El cine con mayúsculas, el que se proyecta en las salas, vive su ocaso. La maravillosa historia emprendida por los Lumière se acerca a los títulos de crédito. Habrá que despedirse de otra de las pasiones que nos quedaban
Hace dos fines de semana fui a ver la película Los renglones torcidos de Dios, basada en la novela de Torcuato Luca de Tena. Me gustó. Éramos nueve espectadores en la sala, todos con más de cincuenta años. No me sorprendió. Desde que nos permitieron salir del encierro he ido al cine con frecuencia, y la mayoría de las veces he estado acompañado por muy pocas personas, o incluso solo, como me ocurrió viendo El padre, protagonizada por Anthony Hopkins, en un cine céntrico de València.

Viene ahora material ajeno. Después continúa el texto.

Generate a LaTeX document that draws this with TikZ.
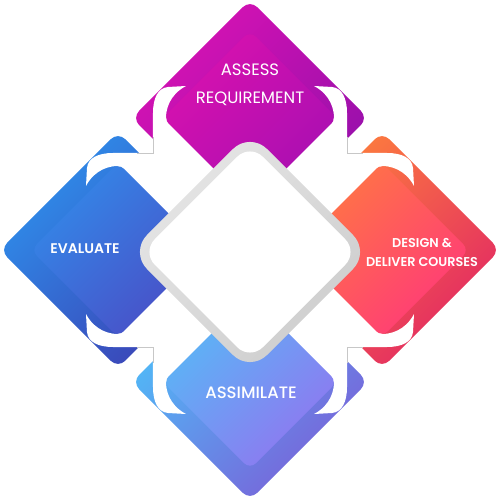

Ojalá me equivoque en esta como en otras cosas, ojalá me salga el tiro de mi pesimismo por la culata, pero aventuro que el cine proyectado en una sala —el cine de verdad— tiene los años contados. En las grandes ciudades su agonía será más lenta, a diferencia de lo que sucede en las pequeñas capitales de provincia y los pueblos, donde las pocas salas que resisten acabarán rindiéndose por falta de negocio.
El telón caerá definitivamente cuando desaparezcan las dos generaciones de espectadores que aún lo consideran parte de su educación sentimental. Si los exhibidores sobreviven es gracias a gente como yo, que prefiere pagar ocho euros por ver una película en pantalla grande, sentado en una butaca en una sala a oscuras, a hacerlo frente a un televisor de plasma. Digan lo que digan, no hay color entre una y otra experiencia.
Esto no lo pueden entender los jóvenes, que tienen otras formas de entretenimiento —como ser consumidores bulímicos de series en las plataformas vampíricas— y, además, se han acostumbrado a no pagar por la cultura. El público joven podría ser la solución para el cine, pero no está ni se le espera. En contra también juega el empobrecimiento de la población, que recorta los gastos en ocio.
Esta sensación de fin de etapa, de vivir el ocaso del cine, está presente en el documental dedicado al controvertido crítico Carlos Boyero. El propio Boyero se reconocía una especie en extinción en una industria que no da con la tecla para llenar de nuevo las salas. El Boyero amado y odiado que acude a las festivales de San Sebastián, Cannes y Venecia; el Boyero envidiado por los críticos jóvenes por alojarse en hoteles de cinco estrellas y comer en restaurantes de varias estrellas Michelin, está en el final de su carrera después de cuarenta años de oficio. Su jubilación cercana tiene algo de metáfora amarga, de admitir que los buenos tiempos ya no volverán.
Los que tenemos más de cincuenta años asistiremos, si Dios nos da salud, a la muerte del cine. Es triste pero no trágico. El hombre actual debe aprender a despedirse: del cine pero también de los periódicos de papel, las corbatas y los pantalones de tergal, el tratamiento del usted, el frío de los inviernos, en fin, de cierta forma de estar en el mundo y ver la vida.
Esta maravillosa historia que se acerca a los títulos de crédito comenzó, una mañana de domingo de los años setenta, cuando mi padre nos llevó, a mi hermano y a mí, a ver La isla del tesoro a los cines Astoria de mi ciudad natal. Fue entonces cuando prendió la llama de mi afición por el invento de los Lumière.
En los fotogramas de mi memoria se confunden tardes de felicidad en cines de distintas ciudades, cines céntricos y de barrio, también cines de verano, donde me reí con la escena del camarote de los hermanos Marx, me asusté con el tiburón de Spielberg, bailé con Tony Manero y observé a Brando acariciando a su gatito en El padrino; cines donde descubrí a Almodóvar, me emocioné con el amor de Meryl Streep y Robert Redford en Memorias de África, y lloré con la memorable escena de los besos censurados en Cinema paradiso; cines donde aprendí lo que es España con las películas de Berlanga, imité el cinismo del periodista Jep Gambardella en La gran belleza, y me estremecí con Tesis y el hacha de Jack Nicholson en El resplandor…
Mi vida no puede ser entender sin el amor al cine. Mi patria, a fin de cuentas, son los cines Babel de València, los Aana de Alicante y el Capitol de Albacete. Esa es mi patria. Por esa razón, mientras una sala quede abierta, allí estaré apoyando a su gente, desde la estrella que se pasea por la alfombra roja hasta el último taquillero, a toda la gran familia del cine en prueba de mi agradecimiento.
Este fin de semana iré a ver Girasoles silvestres de Jaime Rosales. Ya os contaré qué me pareció.